SUKABUMIUPDATE.com - Semangat puluhan pelajar RA, MD, dan MTs Miftahul Barokah di Kampung Gempol, Desa Cikadu, Kecamatan Palabuhanratu, Kabupaten Sukabumi, tetap menyala meski dihadapkan pada kondisi sulit. Mereka terpaksa belajar di tenda darurat setelah bangunan sekolahnya rusak parah akibat pergerakan tanah.
Berdasarkan informasi yang dihimpun redaksi sukabumiupdate.com, sejak Senin, 6 Januari 2025, dua tenda darurat berukuran 5x8 meter dari BNPB berdiri menggantikan ruang kelas yang saat ini tidak layak pakai. Satu tenda digunakan untuk siswa dan siswi RA dan MD, sedangkan tenda lainnya menjadi tempat belajar murid MTs.
Situasi ini membuat kondisi belajar jauh dari kata nyaman. Dua kelas digabung dalam satu tenda, dengan dua guru mengajar bersamaan. Panas dan ruang sempit menjadi tantangan.
"Setiap hari sekitar 30 hingga 40 siswa hadir, tergantung situasi. Banyak dari mereka tinggal di pengungsian atau menumpang di rumah saudara yang jauh dari sini. Mengajar di tenda sudah biasa, tapi kondisi panas membuat siswa dan guru harus memakai pakaian pendek,” kata Yusnandi, guru Bahasa Sunda di MTs Miftahul Barokah, Jumat (10/1/2025).
Baca Juga: 2 Motor Terperosok, Lantai PAUD Di Cidadap Sukabumi Amblas Akibat Pergerakan Tanah
Menurut Yusnandi, kondisi sekolah semakin memburuk setelah beberapa kali dihantam pergerakan tanah. "Belajar seperti biasa tapi seadanya di tenda, disatukan. Kami terpaksa pindah ke tenda karena sekolah sudah parah, keramiknya retak-retak. Ini telah tiga kali terjadi. Awalnya hanya retakan biasa, tapi sekarang dampaknya meluas sampai pondok pesantren kobong hancur di bagian tembok," ujar dia.
Yusnandi berharap pemerintah segera turun tangan memberikan solusi, baik untuk pembangunan kembali sekolah maupun bantuan bagi warga yang terdampak. "Katanya ada lokasi baru untuk hunian sementara, tapi baru siap enam bulan lagi. Kami berharap pemerintah mempercepat prosesnya," ungkapnya.

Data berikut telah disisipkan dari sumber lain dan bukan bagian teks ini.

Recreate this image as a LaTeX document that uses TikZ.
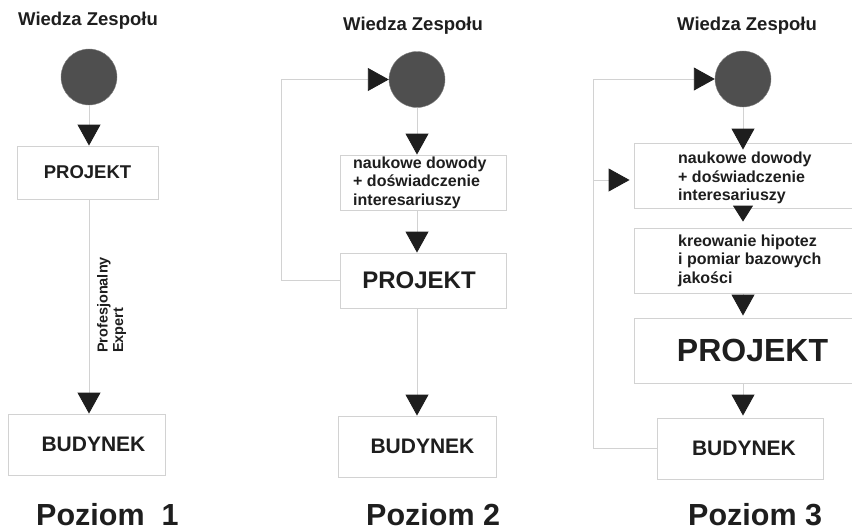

Sementara itu, Siti Maria, siswi kelas VIII MTs Miftahul Barokah, mengungkapkan tantangan belajar di tenda darurat. Cuaca panas dan hujan membuat kondisi belajar semakin sulit. "Kalau panas ya gerah, kalau hujan becek. Di sini sempit karena tiga kelas digabung jadi satu. Saya ingin sekolah cepat pulih supaya bisa belajar lagi di ruang kelas," katanya.
Dia juga mengungkapkan bahwa pondok pesantren tempat dirinya mondok ikut terdampak pergerakan tanah. "Saya tinggal di Buniwangi dan mondok di sini. Tapi sekarang pesantrennya juga rusak karena pergeseran (pergerakan) tanah," ujar Siti.